-- start of Records for this task --

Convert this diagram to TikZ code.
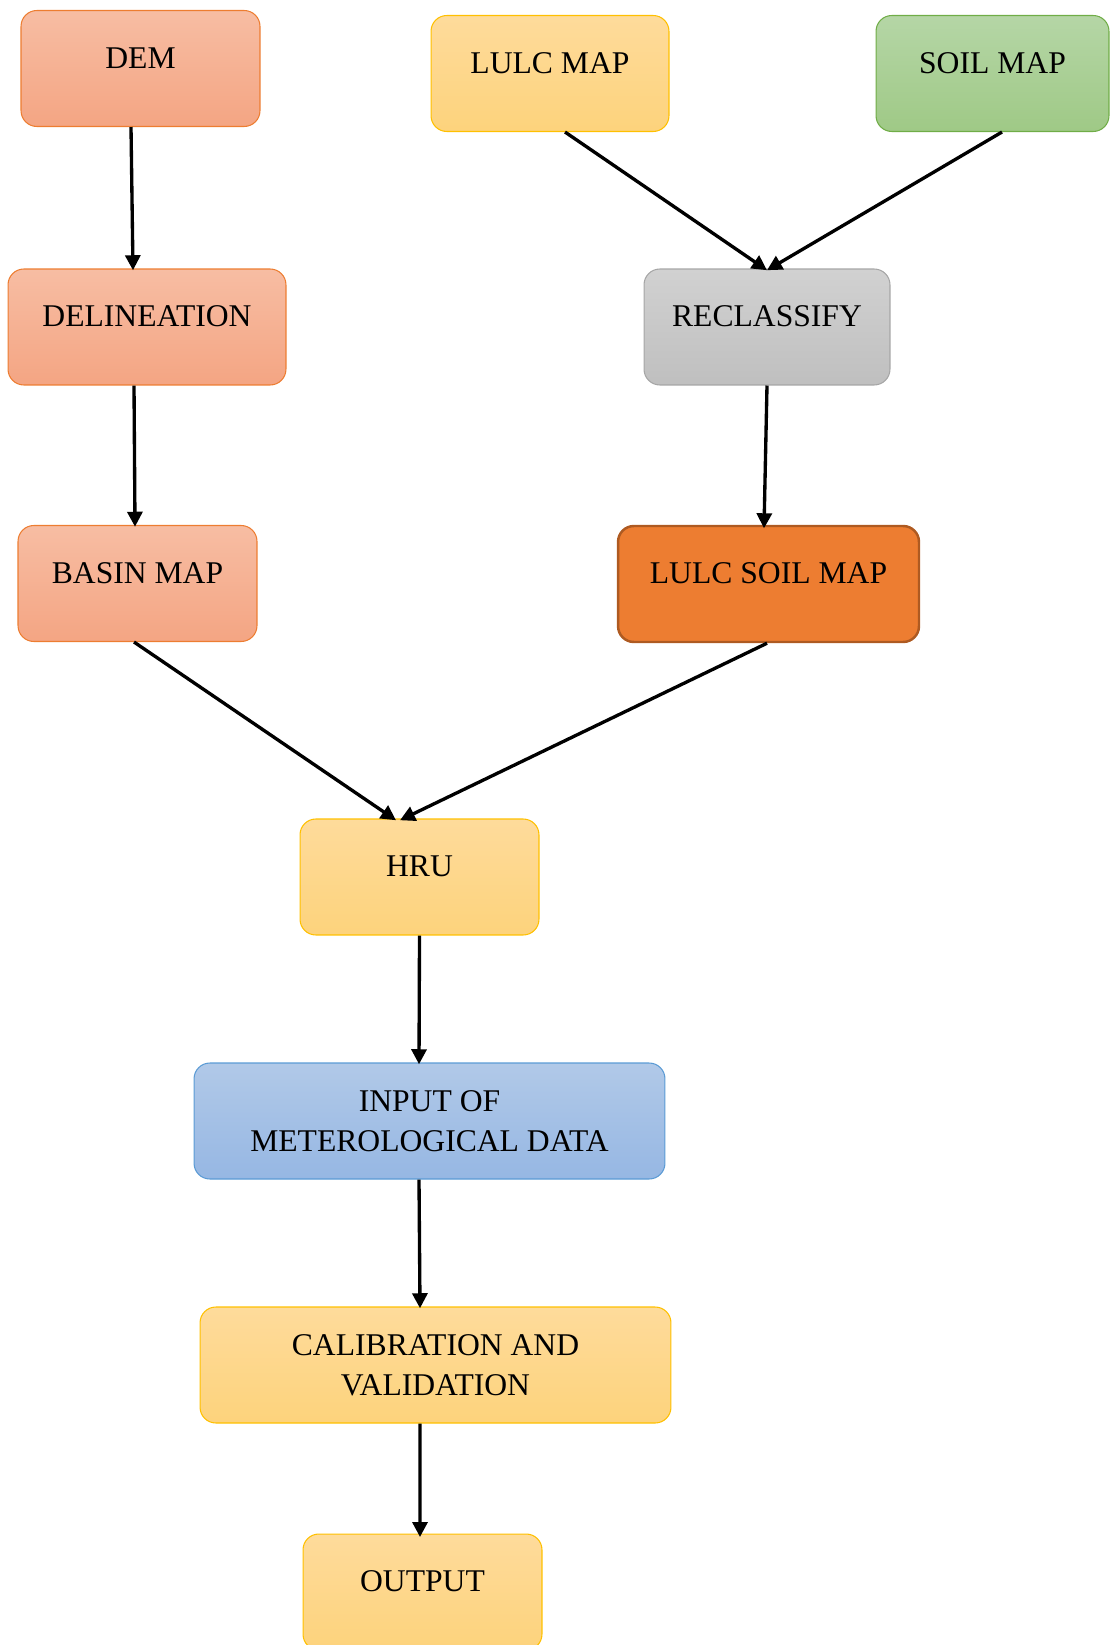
\documentclass[tikz,border=0pt]{standalone}
\usepackage{fontspec}
\setmainfont{Liberation Serif}
\usetikzlibrary{arrows.meta,positioning}

\definecolor{red0}{HTML}{ED7D31}
\definecolor{red1}{HTML}{F7BDA3}
\definecolor{red2}{HTML}{F4A583}
\definecolor{gold0}{HTML}{FFC000}
\definecolor{gold1}{HTML}{FEDB9B}
\definecolor{gold2}{HTML}{FDD37C}
\definecolor{green0}{HTML}{70AD47}
\definecolor{green1}{HTML}{B5D6A6}
\definecolor{green2}{HTML}{9FC986}
\definecolor{blue0}{HTML}{5B9BD5}
\definecolor{blue1}{HTML}{B1C9E8}
\definecolor{blue2}{HTML}{96B7E3}
\definecolor{dark0}{HTML}{AE5A21}

\begin{document}
\begin{tikzpicture}[x=0.02cm,y=-0.02cm,
  box/.style={rounded corners=9pt,minimum width=4.78cm,minimum height=2.32cm,
              inner sep=2pt,font=\fontsize{18}{22.8}\selectfont,line width=0.6pt},
  onebox/.style={box,text depth=12pt},
  twobox/.style={box,align=center,minimum width=9.42cm},
  redbox/.style={onebox,draw=red0,top color=red1,bottom color=red2},
  goldbox/.style={draw=gold0,top color=gold1,bottom color=gold2},
  greenbox/.style={onebox,draw=green0,top color=green1,bottom color=green2},
  graybox/.style={onebox,draw=black!35,top color=black!18,bottom color=black!25},
  bluebox/.style={twobox,draw=blue0,top color=blue1,bottom color=blue2},
  darkbox/.style={onebox,draw=dark0,fill=red0,line width=1.4pt},
  arr/.style={-{Triangle[length=3mm,width=3mm]},line width=1.9pt,draw=black}
]
\useasboundingbox (0,0) rectangle (1110,1645);

% inputs
\node[redbox] (dem) at (140.5,68.5) {DEM};
\node[goldbox,onebox,minimum width=4.76cm] (lulc) at (550,73.5) {LULC MAP};
\node[greenbox,minimum width=4.66cm] (soil) at (992.5,73.5) {SOIL MAP};

\node[redbox,minimum width=5.56cm] (delin) at (147,327) {DELINEATION};
\node[graybox,minimum width=4.92cm] (recl) at (767,327) {RECLASSIFY};

\node[redbox] (basin) at (137.5,583.5) {BASIN MAP};
\node[darkbox,minimum width=6.02cm] (lsoil) at (768.5,584) {LULC SOIL MAP};

\node[goldbox,onebox] (hru) at (419.5,877) {HRU};
\node[bluebox] (input) at (429.5,1121) {INPUT OF\\METEROLOGICAL DATA};
\node[goldbox,twobox] (calib) at (435.5,1365) {CALIBRATION AND\\VALIDATION};
\node[goldbox,onebox] (output) at (422.5,1592) {OUTPUT};

\draw[arr] ([xshift=-0.19cm]dem.south)--([xshift=-0.28cm,yshift=-1pt]delin.north);
\draw[arr] ([xshift=-0.26cm]delin.south)--([xshift=-0.05cm,yshift=-1pt]basin.north);
\draw[arr] ([xshift=0.30cm]lulc.south)--([yshift=-1pt]recl.north);
\draw[arr] ([xshift=0.19cm]soil.south)--([yshift=-1pt]recl.north);
\draw[arr] (recl.south)--([xshift=-0.09cm,yshift=-2pt]lsoil.north);
\draw[arr] ([xshift=-0.07cm]basin.south)--([xshift=-0.47cm,yshift=-1pt]hru.north);
\draw[arr] ([xshift=-0.03cm]lsoil.south)--([xshift=-0.39cm,yshift=-1pt]hru.north);
\draw[arr] (hru.south)--([xshift=-0.21cm,yshift=-1pt]input.north);
\draw[arr] ([xshift=-0.21cm]input.south)--([xshift=-0.31cm,yshift=-1pt]calib.north);
\draw[arr] ([xshift=-0.31cm]calib.south)--([xshift=-0.05cm,yshift=-2pt]output.north);
\end{tikzpicture}
\end{document}
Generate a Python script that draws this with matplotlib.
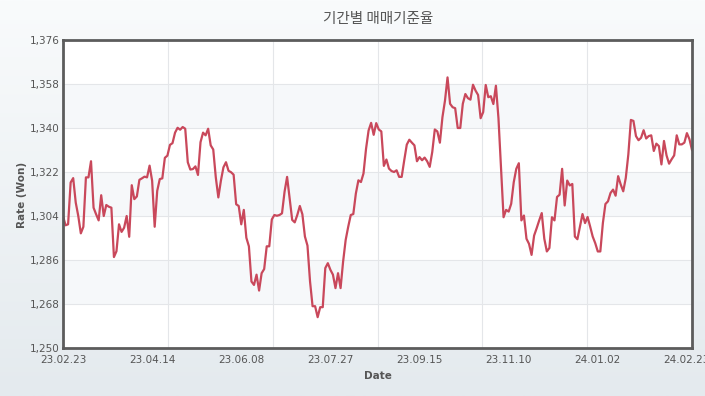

-- end of Records for this task --

• Request
From start to finish, output the listing exactly, but omit its pictures.

• In response
Convert this diagram to TikZ code.
\documentclass[tikz,border=0pt]{standalone}
\usepackage{fontspec}
\setmainfont{Liberation Serif}
\usetikzlibrary{arrows.meta,positioning}

\definecolor{red0}{HTML}{ED7D31}
\definecolor{red1}{HTML}{F7BDA3}
\definecolor{red2}{HTML}{F4A583}
\definecolor{gold0}{HTML}{FFC000}
\definecolor{gold1}{HTML}{FEDB9B}
\definecolor{gold2}{HTML}{FDD37C}
\definecolor{green0}{HTML}{70AD47}
\definecolor{green1}{HTML}{B5D6A6}
\definecolor{green2}{HTML}{9FC986}
\definecolor{blue0}{HTML}{5B9BD5}
\definecolor{blue1}{HTML}{B1C9E8}
\definecolor{blue2}{HTML}{96B7E3}
\definecolor{dark0}{HTML}{AE5A21}

\begin{document}
\begin{tikzpicture}[x=0.02cm,y=-0.02cm,
  box/.style={rounded corners=9pt,minimum width=4.78cm,minimum height=2.32cm,
              inner sep=2pt,font=\fontsize{18}{22.8}\selectfont,line width=0.6pt},
  onebox/.style={box,text depth=12pt},
  twobox/.style={box,align=center,minimum width=9.42cm},
  redbox/.style={onebox,draw=red0,top color=red1,bottom color=red2},
  goldbox/.style={draw=gold0,top color=gold1,bottom color=gold2},
  greenbox/.style={onebox,draw=green0,top color=green1,bottom color=green2},
  graybox/.style={onebox,draw=black!35,top color=black!18,bottom color=black!25},
  bluebox/.style={twobox,draw=blue0,top color=blue1,bottom color=blue2},
  darkbox/.style={onebox,draw=dark0,fill=red0,line width=1.4pt},
  arr/.style={-{Triangle[length=3mm,width=3mm]},line width=1.9pt,draw=black}
]
\useasboundingbox (0,0) rectangle (1110,1645);

% inputs
\node[redbox] (dem) at (140.5,68.5) {DEM};
\node[goldbox,onebox,minimum width=4.76cm] (lulc) at (550,73.5) {LULC MAP};
\node[greenbox,minimum width=4.66cm] (soil) at (992.5,73.5) {SOIL MAP};

\node[redbox,minimum width=5.56cm] (delin) at (147,327) {DELINEATION};
\node[graybox,minimum width=4.92cm] (recl) at (767,327) {RECLASSIFY};

\node[redbox] (basin) at (137.5,583.5) {BASIN MAP};
\node[darkbox,minimum width=6.02cm] (lsoil) at (768.5,584) {LULC SOIL MAP};

\node[goldbox,onebox] (hru) at (419.5,877) {HRU};
\node[bluebox] (input) at (429.5,1121) {INPUT OF\\METEROLOGICAL DATA};
\node[goldbox,twobox] (calib) at (435.5,1365) {CALIBRATION AND\\VALIDATION};
\node[goldbox,onebox] (output) at (422.5,1592) {OUTPUT};

\draw[arr] ([xshift=-0.19cm]dem.south)--([xshift=-0.28cm,yshift=-1pt]delin.north);
\draw[arr] ([xshift=-0.26cm]delin.south)--([xshift=-0.05cm,yshift=-1pt]basin.north);
\draw[arr] ([xshift=0.30cm]lulc.south)--([yshift=-1pt]recl.north);
\draw[arr] ([xshift=0.19cm]soil.south)--([yshift=-1pt]recl.north);
\draw[arr] (recl.south)--([xshift=-0.09cm,yshift=-2pt]lsoil.north);
\draw[arr] ([xshift=-0.07cm]basin.south)--([xshift=-0.47cm,yshift=-1pt]hru.north);
\draw[arr] ([xshift=-0.03cm]lsoil.south)--([xshift=-0.39cm,yshift=-1pt]hru.north);
\draw[arr] (hru.south)--([xshift=-0.21cm,yshift=-1pt]input.north);
\draw[arr] ([xshift=-0.21cm]input.south)--([xshift=-0.31cm,yshift=-1pt]calib.north);
\draw[arr] ([xshift=-0.31cm]calib.south)--([xshift=-0.05cm,yshift=-2pt]output.north);
\end{tikzpicture}
\end{document}
Generate a Python script that draws this with matplotlib.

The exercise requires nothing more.